Jean-Sébastien et moi

DSC_8118On s’est fréquentés longtemps, avant que je ne tombe sous son charme. Cette relation s’est étirée dans le temps, comme une lettre écrite dans l’air, durant des années. Il me semblait terriblement ordonné, bien trop sec et sans fantaisie. Je le snobais sans m’en rendre compte.

Il a fini par m’avoir, grâce à Glenn. Glenn, qui vivait plus qu’il ne jouait sa musique. J’ai fait la connaissance de Jean-Sébastien Bach au bout des doigts de Glenn Gould. Depuis, il accompagne mes heures, des plus studieuses aux plus mélancoliques. Il était là, sur mes pages d’écriture les plus poussées, lorsque nous naviguions sur une mer étale, ou lors de trajets en voiture sur les routes interminables du Canada ou des Etats Unis. Bach, toujours lui. Et surtout ce morceau : l’Aria, dans les variations Goldberg. Dans ce moment de silence suspendu, celui que Glenn a joué en 1981 (la version des années 70 est tellement trop rapide), il faut prêter l’oreille. Car Gould, assagi par les années, y dépose son cœur sur chaque note. Il chantonne, laissant s’écouler les sons de son piano, comme un trop plein de sentiments se déversant dans un ruisseau de musique.

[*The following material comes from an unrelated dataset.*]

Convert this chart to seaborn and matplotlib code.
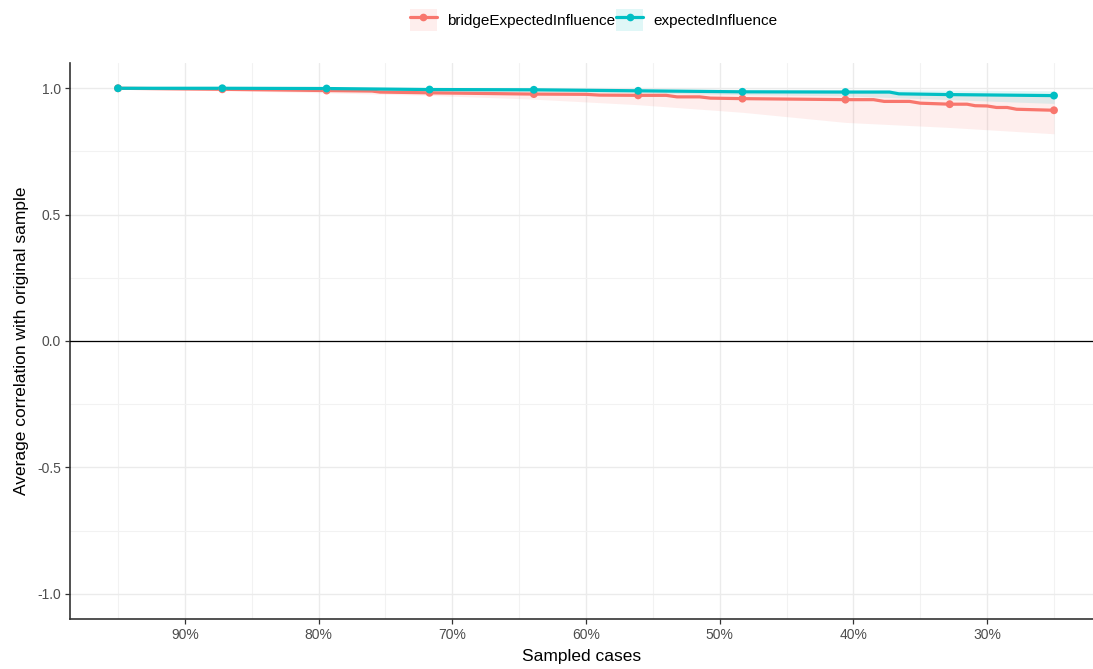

Bach, c’est cette qualité de silence qui s’ordonne dans la longueur d’un instant. C’est la vie qui se dit dans un souffle, au gré d’une branche qui frôle le sol, encouragée par la brise. Un enfant qui contemple la progression d’une coccinelle sur une feuille de géranium. La vague tranquille qui enveloppe le rocher lisse. Bach, c’est la lumière rasante de l’aube se déposant sur la dentelle d’une feuille étoilée de rosée, l’espoir qui se faufile dans une journée morte et étouffante. Une envie de rire et de pleurer qui s’émeuvent ensemble dans le même souffle. Une aspiration à la paix sereine d’une fin de jour qui s’éteint sans un bruit. Un silence qui se prolonge. Le silence.